Conjecture of van der Holst and Pendavingh related to bound for Colin de Verdière invariant

Kaluza and Tancer have actually proved $\mu(G)\leq\sigma(G)$ in 2019: See their proof in the preprint "Even maps, the Colin de Verdière number, and representations of graphs" on arxiv. Here is the link https://arxiv.org/pdf/1907.05055.pdf

You are right, the invariant $\sigma(G)$ of Holst and Pendavingh does not seem to have an established name yet.
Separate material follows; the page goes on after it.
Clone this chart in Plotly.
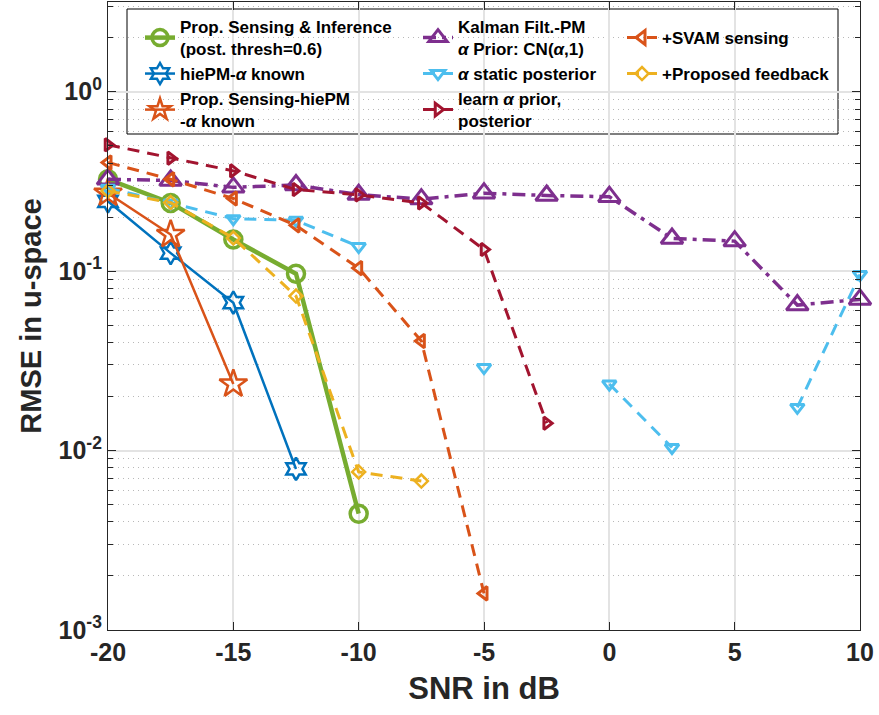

I would like to add one important aspect: it was known that $\mu(G)$ and $\sigma(G)$ can deviate by a large amount for larger values $k$. Now we have the proof of the improved (sharper) bound $\mu(G)\leq\sigma(G)$, but even though this is an improvement, Kaluza and Tancer also showed that a large gap exists already for small values of $k$: They showed there is a graph $G$ such that $\mu(G)\leq7$ and $\sigma(G)\geq8$ ("Even maps, the Colin de Verdière number, and representations of graphs" on arxiv. Here is the link https://arxiv.org/pdf/1907.05055.pdf).
Now, a suspension of $G$ (adding a new vertex to $G$ and connecting it to all vertices of $G$) increases both $\mu(G)$ and $\sigma(G)$ by exactly one (unless $G$ is the complement of $K_2$). Therefore $\mu(G)\leq7$ and $\sigma(G)\geq8$ implies that for every $k \in\mathbb N$, $k \geq 7$, there must exist a graph $G_k$ with $\mu(G)\leq k$ and $\sigma(G)\geq k+1$, i.e. strict inequality for all large values of $k$. Finally, the authors also show that the gap between $\mu(G)$ and $\sigma(G)$ is asymptotically large.